A recent article by an associate professor at Bowling Green State University, in the technical journal Communications of the ACM, describes how U.S. companies are waking up to the dark underbelly of global outsourcing. They're finding that many IT projects being done offshore are plagued by:
• Poor team cohesion between IT workers in the United States and their offshore counterparts.
• Nonstandardized and incompatible development processes.
• Incompatible project management and business management styles.
In short, "the benefit of low-cost labor must be weighed against the risk of missed deadlines, dissatisfied users and failure to reduce development costs," the journal article said.
Requirements analysis and quality assurance of user requirements are a prime example of how things can go awry when key IT players are operating in different cultural and geographic time zones.

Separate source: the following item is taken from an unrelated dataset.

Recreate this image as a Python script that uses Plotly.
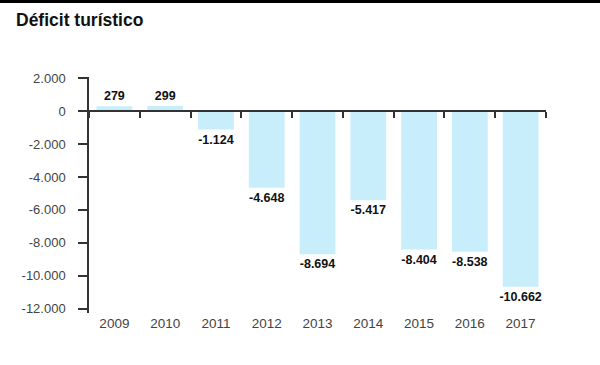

Regardless of the methods and tools employed, the success of requirements analysis depends on how well users and analysts communicate and collaborate. Offshore requirements analysis, even with the best available communication infrastructure and collaborative work tools, has a high risk of producing infeasible, excessive, unrealistic, missing and/or incorrect requirements.
Offshoring in reverse
Global offshoring, ironically, is happening on our own shores now. A recent article in the New York Times reported that the fast-growing H-1B visa program -- which allows a person to work in the United States for up to six years, traditionally a steppingstone to becoming a permanent resident -- is now viewed as "the outsourcing visa".